### [BRIEF]
Exactly reproduce the lines that run from the one containing "What TikZ code" through the one containing "anchor=west] (t3) at", ends included, with no pictures.

* BEGIN EXCERPTED RECORDS *

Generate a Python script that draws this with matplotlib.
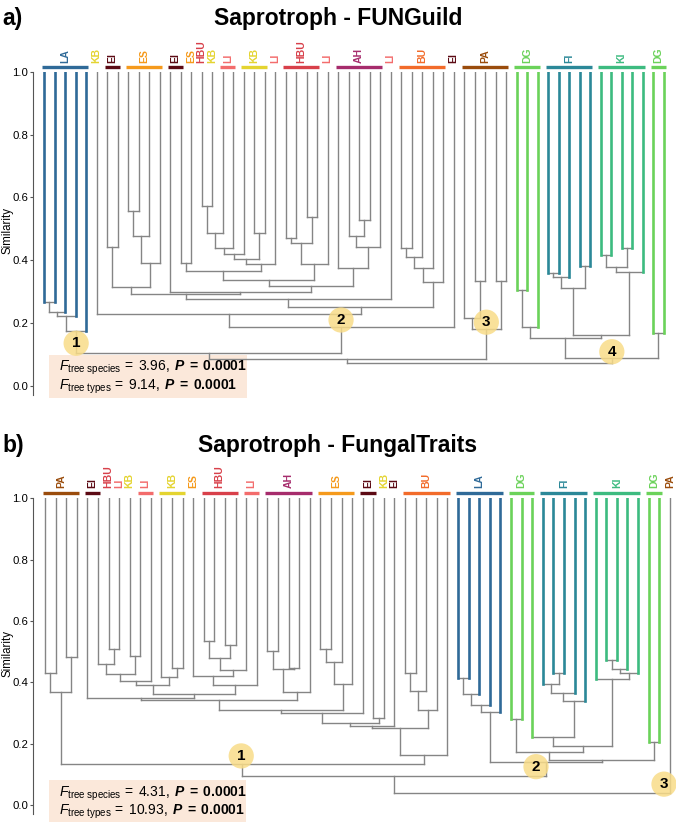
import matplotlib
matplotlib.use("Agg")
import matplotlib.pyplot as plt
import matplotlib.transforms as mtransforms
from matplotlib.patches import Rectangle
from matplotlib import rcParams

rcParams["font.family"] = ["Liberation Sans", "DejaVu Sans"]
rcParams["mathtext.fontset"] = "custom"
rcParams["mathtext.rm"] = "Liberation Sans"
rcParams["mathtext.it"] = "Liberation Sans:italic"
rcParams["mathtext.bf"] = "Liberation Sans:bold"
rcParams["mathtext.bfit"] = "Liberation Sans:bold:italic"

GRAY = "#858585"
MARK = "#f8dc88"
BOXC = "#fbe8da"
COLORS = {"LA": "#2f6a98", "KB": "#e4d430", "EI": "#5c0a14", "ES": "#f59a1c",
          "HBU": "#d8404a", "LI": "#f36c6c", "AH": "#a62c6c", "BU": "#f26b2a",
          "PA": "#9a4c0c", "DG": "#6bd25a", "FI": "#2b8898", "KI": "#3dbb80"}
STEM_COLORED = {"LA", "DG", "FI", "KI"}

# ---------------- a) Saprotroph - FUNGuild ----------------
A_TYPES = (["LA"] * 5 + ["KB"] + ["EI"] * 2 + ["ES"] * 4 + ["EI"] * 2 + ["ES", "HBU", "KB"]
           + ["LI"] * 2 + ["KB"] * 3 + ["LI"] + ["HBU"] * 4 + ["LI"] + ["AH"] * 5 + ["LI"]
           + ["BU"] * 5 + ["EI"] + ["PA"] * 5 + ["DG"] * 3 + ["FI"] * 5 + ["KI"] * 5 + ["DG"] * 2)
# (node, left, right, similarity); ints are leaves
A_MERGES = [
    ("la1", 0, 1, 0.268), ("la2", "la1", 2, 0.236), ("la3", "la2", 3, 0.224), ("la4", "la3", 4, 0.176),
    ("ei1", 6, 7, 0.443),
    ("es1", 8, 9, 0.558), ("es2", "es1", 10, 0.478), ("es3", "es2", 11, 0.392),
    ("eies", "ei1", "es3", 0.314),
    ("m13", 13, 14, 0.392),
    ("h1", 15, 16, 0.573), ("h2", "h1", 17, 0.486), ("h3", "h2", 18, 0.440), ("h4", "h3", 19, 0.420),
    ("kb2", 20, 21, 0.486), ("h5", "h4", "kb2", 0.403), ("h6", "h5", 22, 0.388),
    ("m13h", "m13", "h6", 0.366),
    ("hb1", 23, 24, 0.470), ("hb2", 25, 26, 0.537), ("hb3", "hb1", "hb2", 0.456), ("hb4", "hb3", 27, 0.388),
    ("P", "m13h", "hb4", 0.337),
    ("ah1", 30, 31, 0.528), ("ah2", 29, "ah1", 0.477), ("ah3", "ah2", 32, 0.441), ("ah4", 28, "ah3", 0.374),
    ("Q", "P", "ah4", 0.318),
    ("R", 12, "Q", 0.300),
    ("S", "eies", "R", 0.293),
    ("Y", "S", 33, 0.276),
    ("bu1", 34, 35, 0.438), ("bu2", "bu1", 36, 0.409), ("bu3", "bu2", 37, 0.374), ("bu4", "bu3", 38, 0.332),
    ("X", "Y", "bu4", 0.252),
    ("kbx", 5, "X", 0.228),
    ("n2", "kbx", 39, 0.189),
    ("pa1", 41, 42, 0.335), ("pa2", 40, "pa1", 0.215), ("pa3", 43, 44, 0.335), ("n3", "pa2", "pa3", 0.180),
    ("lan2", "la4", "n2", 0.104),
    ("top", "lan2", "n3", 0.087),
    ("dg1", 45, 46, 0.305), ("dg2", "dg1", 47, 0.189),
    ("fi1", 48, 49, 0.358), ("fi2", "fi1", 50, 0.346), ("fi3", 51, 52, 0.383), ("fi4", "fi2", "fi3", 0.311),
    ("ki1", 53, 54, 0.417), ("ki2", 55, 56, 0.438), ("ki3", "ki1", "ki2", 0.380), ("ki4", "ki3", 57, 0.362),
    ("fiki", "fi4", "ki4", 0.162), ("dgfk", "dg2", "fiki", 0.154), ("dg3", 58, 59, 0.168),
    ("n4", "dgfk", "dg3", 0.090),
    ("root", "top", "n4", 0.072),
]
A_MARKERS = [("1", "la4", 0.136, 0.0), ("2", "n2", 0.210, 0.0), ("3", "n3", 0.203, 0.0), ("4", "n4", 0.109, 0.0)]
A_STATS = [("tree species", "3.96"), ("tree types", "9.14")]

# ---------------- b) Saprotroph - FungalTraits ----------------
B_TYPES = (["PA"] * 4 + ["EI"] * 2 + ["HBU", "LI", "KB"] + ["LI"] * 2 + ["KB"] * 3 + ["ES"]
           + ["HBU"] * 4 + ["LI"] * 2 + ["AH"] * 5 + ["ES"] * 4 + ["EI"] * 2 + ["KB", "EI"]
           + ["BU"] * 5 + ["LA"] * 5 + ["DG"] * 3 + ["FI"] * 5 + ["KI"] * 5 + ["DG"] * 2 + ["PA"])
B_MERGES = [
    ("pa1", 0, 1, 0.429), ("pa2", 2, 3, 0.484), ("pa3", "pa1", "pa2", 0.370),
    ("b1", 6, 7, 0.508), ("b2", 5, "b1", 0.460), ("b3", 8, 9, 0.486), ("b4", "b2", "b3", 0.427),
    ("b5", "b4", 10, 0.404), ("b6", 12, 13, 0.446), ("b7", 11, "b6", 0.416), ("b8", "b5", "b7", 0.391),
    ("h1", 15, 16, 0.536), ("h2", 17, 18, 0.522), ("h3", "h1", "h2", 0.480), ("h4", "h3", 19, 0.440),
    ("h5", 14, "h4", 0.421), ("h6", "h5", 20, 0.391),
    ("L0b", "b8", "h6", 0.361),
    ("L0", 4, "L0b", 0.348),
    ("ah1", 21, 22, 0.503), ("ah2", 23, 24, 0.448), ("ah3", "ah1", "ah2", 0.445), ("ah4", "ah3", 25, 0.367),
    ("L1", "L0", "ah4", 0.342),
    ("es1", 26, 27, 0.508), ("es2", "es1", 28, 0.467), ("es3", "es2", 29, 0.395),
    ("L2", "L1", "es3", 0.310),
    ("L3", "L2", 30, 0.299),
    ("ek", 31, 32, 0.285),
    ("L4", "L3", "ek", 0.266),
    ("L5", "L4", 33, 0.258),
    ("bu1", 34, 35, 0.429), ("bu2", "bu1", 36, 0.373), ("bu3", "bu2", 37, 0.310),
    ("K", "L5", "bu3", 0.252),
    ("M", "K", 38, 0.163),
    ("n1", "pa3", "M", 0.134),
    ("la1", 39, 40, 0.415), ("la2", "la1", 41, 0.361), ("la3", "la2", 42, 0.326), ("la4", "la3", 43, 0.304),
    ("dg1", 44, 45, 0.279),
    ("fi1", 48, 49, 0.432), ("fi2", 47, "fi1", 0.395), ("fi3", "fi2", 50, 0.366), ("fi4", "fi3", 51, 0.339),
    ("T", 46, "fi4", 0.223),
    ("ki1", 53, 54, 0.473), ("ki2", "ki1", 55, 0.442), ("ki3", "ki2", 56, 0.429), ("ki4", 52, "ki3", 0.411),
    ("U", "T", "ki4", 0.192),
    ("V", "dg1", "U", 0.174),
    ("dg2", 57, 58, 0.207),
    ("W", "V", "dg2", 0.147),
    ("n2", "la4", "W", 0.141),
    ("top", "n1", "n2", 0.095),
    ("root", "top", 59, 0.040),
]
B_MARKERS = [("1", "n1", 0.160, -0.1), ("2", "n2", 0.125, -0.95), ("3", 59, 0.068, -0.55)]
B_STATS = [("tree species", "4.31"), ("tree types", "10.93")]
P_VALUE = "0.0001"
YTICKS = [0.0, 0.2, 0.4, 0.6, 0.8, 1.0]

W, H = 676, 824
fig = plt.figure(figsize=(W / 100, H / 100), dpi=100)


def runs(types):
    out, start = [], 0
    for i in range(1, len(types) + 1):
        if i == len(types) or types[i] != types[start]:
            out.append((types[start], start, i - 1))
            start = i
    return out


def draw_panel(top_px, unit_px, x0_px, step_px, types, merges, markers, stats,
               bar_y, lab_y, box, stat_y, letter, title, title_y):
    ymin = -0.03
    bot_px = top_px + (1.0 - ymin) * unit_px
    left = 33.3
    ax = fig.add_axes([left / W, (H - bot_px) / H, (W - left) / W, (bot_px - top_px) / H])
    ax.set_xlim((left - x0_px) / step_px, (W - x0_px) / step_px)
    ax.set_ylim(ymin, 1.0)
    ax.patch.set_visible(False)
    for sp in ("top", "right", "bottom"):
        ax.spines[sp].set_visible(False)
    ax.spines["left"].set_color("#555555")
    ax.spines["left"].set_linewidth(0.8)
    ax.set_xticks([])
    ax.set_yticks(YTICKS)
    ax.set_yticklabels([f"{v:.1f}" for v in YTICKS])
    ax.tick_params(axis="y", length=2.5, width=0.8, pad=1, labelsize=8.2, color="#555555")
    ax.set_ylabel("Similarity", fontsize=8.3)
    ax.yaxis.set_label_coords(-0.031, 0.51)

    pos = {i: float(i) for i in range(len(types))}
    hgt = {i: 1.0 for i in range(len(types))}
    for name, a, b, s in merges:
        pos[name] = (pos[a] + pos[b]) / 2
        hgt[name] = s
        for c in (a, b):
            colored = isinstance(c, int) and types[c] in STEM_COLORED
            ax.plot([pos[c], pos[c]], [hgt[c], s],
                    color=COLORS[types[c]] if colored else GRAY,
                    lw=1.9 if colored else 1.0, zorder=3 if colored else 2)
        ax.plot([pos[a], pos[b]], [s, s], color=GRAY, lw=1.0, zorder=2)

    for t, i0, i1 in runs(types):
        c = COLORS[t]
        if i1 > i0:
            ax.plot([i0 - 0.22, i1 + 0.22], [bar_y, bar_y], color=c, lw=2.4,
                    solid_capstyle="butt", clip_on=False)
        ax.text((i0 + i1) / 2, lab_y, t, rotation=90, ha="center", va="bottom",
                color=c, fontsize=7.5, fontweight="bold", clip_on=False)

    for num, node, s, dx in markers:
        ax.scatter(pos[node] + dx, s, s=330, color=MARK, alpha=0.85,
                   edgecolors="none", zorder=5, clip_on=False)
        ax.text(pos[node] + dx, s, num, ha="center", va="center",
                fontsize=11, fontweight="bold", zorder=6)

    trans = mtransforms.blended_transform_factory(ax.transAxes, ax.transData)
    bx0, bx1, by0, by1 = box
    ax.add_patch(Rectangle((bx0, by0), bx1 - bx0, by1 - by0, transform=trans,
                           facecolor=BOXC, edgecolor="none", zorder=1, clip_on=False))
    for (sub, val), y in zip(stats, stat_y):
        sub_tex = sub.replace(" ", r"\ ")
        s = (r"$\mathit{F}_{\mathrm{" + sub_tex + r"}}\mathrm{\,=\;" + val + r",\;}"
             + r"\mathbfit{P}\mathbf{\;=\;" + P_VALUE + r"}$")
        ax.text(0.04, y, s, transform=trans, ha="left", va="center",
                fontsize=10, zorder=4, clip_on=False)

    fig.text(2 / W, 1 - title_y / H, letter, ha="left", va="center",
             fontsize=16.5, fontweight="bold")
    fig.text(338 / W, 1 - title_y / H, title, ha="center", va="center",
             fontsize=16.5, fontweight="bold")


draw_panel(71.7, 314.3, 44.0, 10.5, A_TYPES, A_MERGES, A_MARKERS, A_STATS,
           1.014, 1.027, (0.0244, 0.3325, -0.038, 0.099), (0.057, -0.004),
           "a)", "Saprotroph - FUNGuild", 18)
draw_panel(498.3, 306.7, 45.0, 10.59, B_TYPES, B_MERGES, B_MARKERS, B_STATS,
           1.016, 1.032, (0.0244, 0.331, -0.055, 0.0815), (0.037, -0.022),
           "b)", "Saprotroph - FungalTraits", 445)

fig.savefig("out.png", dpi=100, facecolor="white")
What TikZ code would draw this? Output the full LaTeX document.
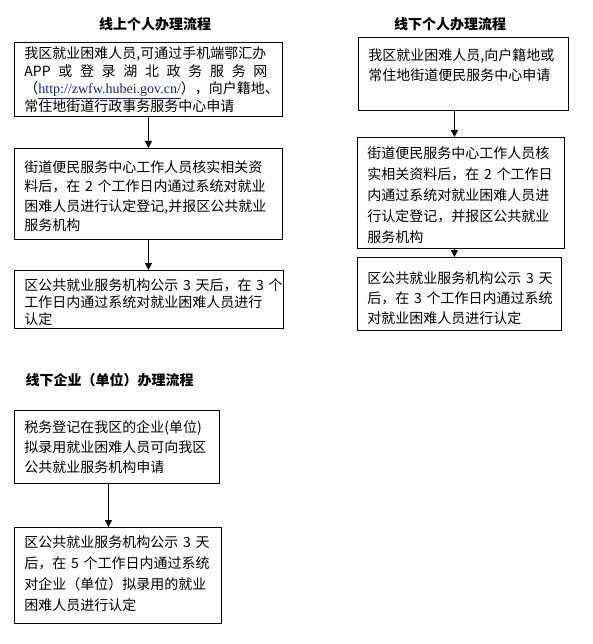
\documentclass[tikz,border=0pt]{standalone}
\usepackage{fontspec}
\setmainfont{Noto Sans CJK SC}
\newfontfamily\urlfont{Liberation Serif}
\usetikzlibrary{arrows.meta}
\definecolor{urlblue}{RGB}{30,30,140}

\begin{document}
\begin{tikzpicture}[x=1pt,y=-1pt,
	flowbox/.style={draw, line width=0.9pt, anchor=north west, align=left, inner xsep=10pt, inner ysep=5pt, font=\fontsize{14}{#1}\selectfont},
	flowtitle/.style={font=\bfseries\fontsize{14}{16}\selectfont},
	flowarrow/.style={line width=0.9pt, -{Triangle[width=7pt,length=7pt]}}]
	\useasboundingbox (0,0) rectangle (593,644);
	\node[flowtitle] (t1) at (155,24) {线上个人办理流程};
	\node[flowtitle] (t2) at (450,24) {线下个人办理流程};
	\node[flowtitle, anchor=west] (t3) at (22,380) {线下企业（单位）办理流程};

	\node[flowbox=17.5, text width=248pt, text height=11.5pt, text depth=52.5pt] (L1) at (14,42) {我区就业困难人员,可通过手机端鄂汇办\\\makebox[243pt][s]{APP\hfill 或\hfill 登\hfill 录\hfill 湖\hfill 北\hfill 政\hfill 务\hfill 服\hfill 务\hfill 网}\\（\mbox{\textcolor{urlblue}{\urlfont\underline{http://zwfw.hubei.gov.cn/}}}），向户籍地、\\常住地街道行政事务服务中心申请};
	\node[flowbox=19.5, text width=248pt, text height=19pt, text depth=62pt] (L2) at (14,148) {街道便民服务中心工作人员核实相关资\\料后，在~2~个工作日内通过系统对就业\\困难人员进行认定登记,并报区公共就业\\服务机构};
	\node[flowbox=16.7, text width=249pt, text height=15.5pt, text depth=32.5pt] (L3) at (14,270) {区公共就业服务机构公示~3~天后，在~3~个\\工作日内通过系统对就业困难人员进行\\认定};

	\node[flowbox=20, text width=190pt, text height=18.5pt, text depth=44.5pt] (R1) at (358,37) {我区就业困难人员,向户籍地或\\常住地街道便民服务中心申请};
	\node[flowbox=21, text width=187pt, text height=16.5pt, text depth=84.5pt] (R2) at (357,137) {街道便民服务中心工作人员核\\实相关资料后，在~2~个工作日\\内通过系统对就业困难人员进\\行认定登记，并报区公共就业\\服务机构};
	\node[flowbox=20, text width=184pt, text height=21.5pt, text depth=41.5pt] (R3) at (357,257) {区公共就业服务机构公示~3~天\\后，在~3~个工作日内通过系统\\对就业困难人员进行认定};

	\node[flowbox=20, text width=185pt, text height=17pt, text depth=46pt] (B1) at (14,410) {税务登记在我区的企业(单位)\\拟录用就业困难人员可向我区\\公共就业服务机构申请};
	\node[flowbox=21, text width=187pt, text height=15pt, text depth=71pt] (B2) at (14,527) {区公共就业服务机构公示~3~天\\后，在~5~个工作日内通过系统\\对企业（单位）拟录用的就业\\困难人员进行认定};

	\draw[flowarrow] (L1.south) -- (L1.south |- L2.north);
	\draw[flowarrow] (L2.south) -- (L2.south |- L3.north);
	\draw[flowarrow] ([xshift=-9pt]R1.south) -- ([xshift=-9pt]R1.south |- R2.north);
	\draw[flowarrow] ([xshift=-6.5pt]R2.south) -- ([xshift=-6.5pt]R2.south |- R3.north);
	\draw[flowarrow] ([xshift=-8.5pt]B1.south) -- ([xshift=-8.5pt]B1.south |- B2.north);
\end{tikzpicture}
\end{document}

* END EXCERPTED RECORDS *

### [RESPONSE TO THE EXERCISE]
What TikZ code would draw this? Output the full LaTeX document.
\documentclass[tikz,border=0pt]{standalone}
\usepackage{fontspec}
\setmainfont{Noto Sans CJK SC}
\newfontfamily\urlfont{Liberation Serif}
\usetikzlibrary{arrows.meta}
\definecolor{urlblue}{RGB}{30,30,140}

\begin{document}
\begin{tikzpicture}[x=1pt,y=-1pt,
	flowbox/.style={draw, line width=0.9pt, anchor=north west, align=left, inner xsep=10pt, inner ysep=5pt, font=\fontsize{14}{#1}\selectfont},
	flowtitle/.style={font=\bfseries\fontsize{14}{16}\selectfont},
	flowarrow/.style={line width=0.9pt, -{Triangle[width=7pt,length=7pt]}}]
	\useasboundingbox (0,0) rectangle (593,644);
	\node[flowtitle] (t1) at (155,24) {线上个人办理流程};
	\node[flowtitle] (t2) at (450,24) {线下个人办理流程};
	\node[flowtitle, anchor=west] (t3) at (22,380) {线下企业（单位）办理流程};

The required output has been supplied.